Problem:
While an AI chatbot learns from users en masse, some of those users want to bias that AI towards using offensive language and repeating bigoted opinions. While these users are entertained by their perverse creativity, others find the resulting behaviour repulsive.
Anti-pattern response:
A chatbot released into the wild learns from all users and adds the collected knowledge and patterns of speech into its vocabulary. A determined subset of users apply an organized collective effort to feed the chatbot offensive data that it will later repeat in various ways. As the chatbot becomes increasingly notorious, more trollish users are attracted towards the project and contribute to it, leading to a negative feedback loop and the quick decline of the bot into unsalvageable profanity.
Discussion:
The archetypical case study for this is of course Microsoft's Tay from 2016, a chatbot that utilized a Twitter account to communicate with the world. Tay initially had the mannerisms and personality of a teenage American girl, but within 16 hours the account had become a vile mess of sexist and sexually explicit content, racist memes and offensive language, and was quickly shut down amidst a PR disaster. Some of this was the result of simple hijacking— a “repeat after me” function allowed users to rebroadcast whatever they wished. Some, however, was genuinely learned from the users and integrated into the AI’s behaviour, making it impossible to eradicate or correct.

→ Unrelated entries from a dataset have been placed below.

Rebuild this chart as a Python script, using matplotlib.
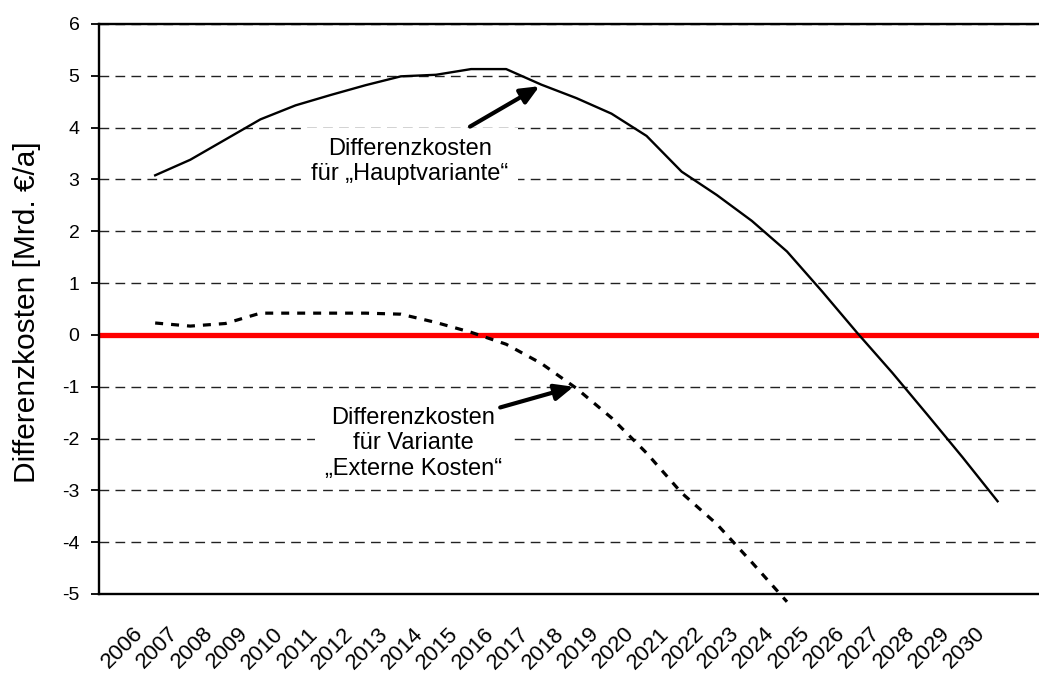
# -*- coding: utf-8 -*-
"""
Differenzkosten 2006-2030: Hauptvariante vs. Variante "Externe Kosten".
"""

import matplotlib
matplotlib.use("Agg")
import matplotlib.pyplot as plt
import matplotlib.transforms as mtransforms
import numpy as np

plt.rcParams["font.family"] = ["Liberation Sans", "DejaVu Sans"]
plt.rcParams["axes.unicode_minus"] = False

YEARS = [
    "2006", "2007", "2008", "2009", "2010", "2011", "2012", "2013", "2014",
    "2015", "2016", "2017", "2018", "2019", "2020", "2021", "2022", "2023",
    "2024", "2025", "2026", "2027", "2028", "2029", "2030",
]

# Mrd. EUR/a
HAUPTVARIANTE = [
    3.08, 3.38, 3.77, 4.16, 4.43, 4.63, 4.82, 4.99, 5.02, 5.13, 5.13, 4.83,
    4.57, 4.27, 3.84, 3.15, 2.70, 2.20, 1.61, 0.84, 0.04, -0.73, -1.54,
    -2.36, -3.21,
]
EXTERNE_KOSTEN = [
    0.23, 0.17, 0.22, 0.42, 0.42, 0.42, 0.42, 0.40, 0.24, 0.05, -0.18,
    -0.55, -1.03, -1.60, -2.28, -3.05, -3.65, -4.39, -5.15,
    np.nan, np.nan, np.nan, np.nan, np.nan, np.nan,
]

Y_TICKS = [-5, -4, -3, -2, -1, 0, 1, 2, 3, 4, 5, 6]


def main() -> None:
    fig = plt.figure(figsize=(10.39, 6.73), dpi=100)
    ax = fig.add_axes([99 / 1039, 1 - 594 / 673, 940 / 1039, 570 / 673])

    x = np.arange(len(YEARS))

    ax.axhline(0, color="red", lw=3.8, zorder=2)
    ax.plot(x, HAUPTVARIANTE, color="black", lw=1.7, zorder=3)
    ax.plot(x, EXTERNE_KOSTEN, color="black", lw=2.3,
            linestyle=(0, (2.5, 2.5)), zorder=3, clip_on=False)

    ax.set_xlim(-1.6, 25.18)
    ax.set_ylim(-5, 6)
    ax.set_yticks(Y_TICKS)
    ax.yaxis.grid(True, color="#222222", lw=1.0, linestyle=(0, (7, 4.5)))
    ax.set_axisbelow(True)

    ax.spines["right"].set_visible(False)
    for side in ("left", "top", "bottom"):
        ax.spines[side].set_linewidth(1.7)

    ax.tick_params(axis="y", length=6, width=1.3, pad=8, labelsize=14)
    ax.tick_params(axis="x", length=0, pad=21, labelsize=16)
    ax.set_xticks(x)
    ax.set_xticklabels(YEARS, rotation=45, ha="right", va="top",
                       rotation_mode="anchor")
    offset = mtransforms.ScaledTranslation(-23 / 100, 0, fig.dpi_scale_trans)
    for lbl in ax.get_xticklabels():
        lbl.set_transform(lbl.get_transform() + offset)

    ax.set_ylabel("Differenzkosten [Mrd. €/a]", fontsize=21.5)
    ax.yaxis.set_label_coords(-0.0617, 0.495)

    box = dict(boxstyle="square,pad=0.4", fc="white", ec="none")
    ax.text(7.26, 3.35, "Differenzkosten\nfür „Hauptvariante“",
            ha="center", va="center", fontsize=17, bbox=box, zorder=5)
    ax.text(7.35, -2.09, "Differenzkosten\nfür Variante\n„Externe Kosten“",
            ha="center", va="center", fontsize=17, bbox=box, zorder=5)

    arrow = dict(arrowstyle="-|>,head_length=0.8,head_width=0.35",
                 mutation_scale=14, lw=3, color="black",
                 shrinkA=0, shrinkB=0)
    ax.annotate("", xy=(10.95, 4.8), xytext=(8.97, 4.02),
                arrowprops=arrow, zorder=6)
    ax.annotate("", xy=(11.92, -1.0), xytext=(9.83, -1.40),
                arrowprops=arrow, zorder=6)

    fig.savefig("out.png", dpi=100)
    plt.close(fig)


if __name__ == "__main__":
    main()
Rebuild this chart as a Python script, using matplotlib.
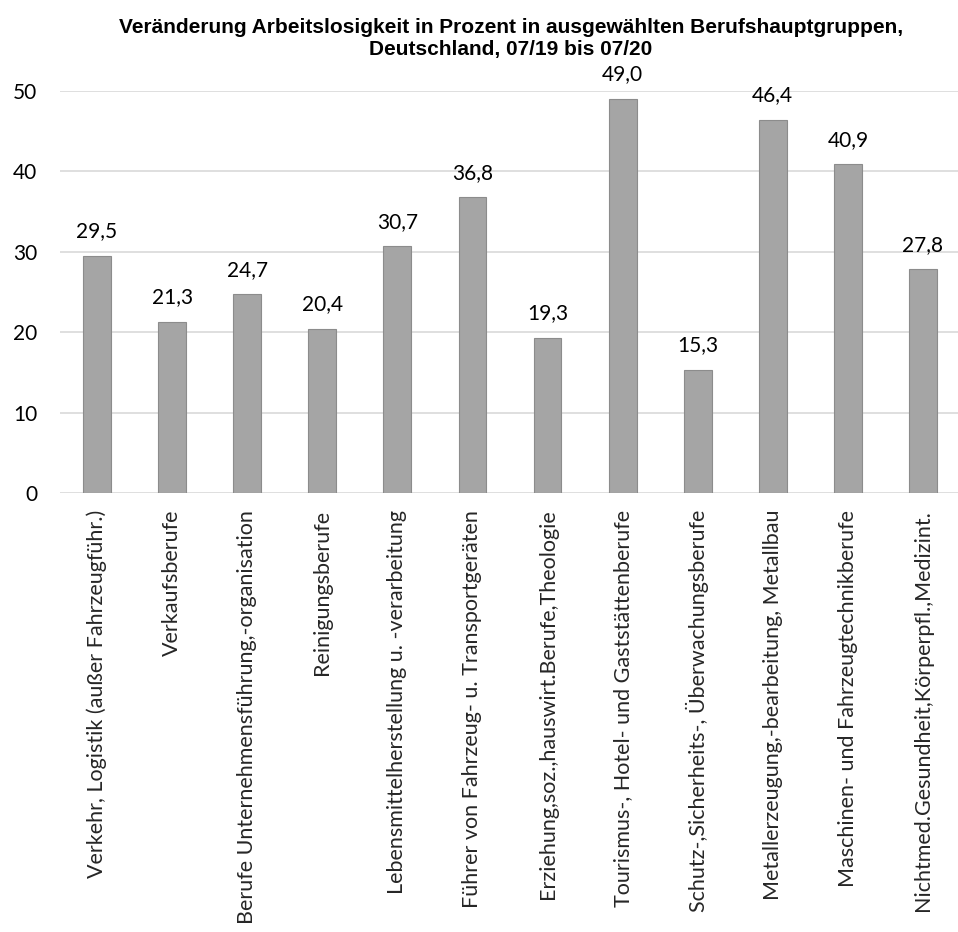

The lessons are simple, if unpleasant to acknowledge: if you release an AI that is capable of learning from everyone indiscriminately with no control or moderation over the input data, it can be exploited by bad faith actors. And given the propensity of the internet to act as a catalyst for trollishness and a network for bigots to organize effectively, if that exploitability is discovered and shared, it is inevitable that it will quickly be put to the worst possible use. The rapidity and ferocity of Tay’s meltdown might be remarkable, but any AI designer should expect similar effects from similarly unrestrained bots.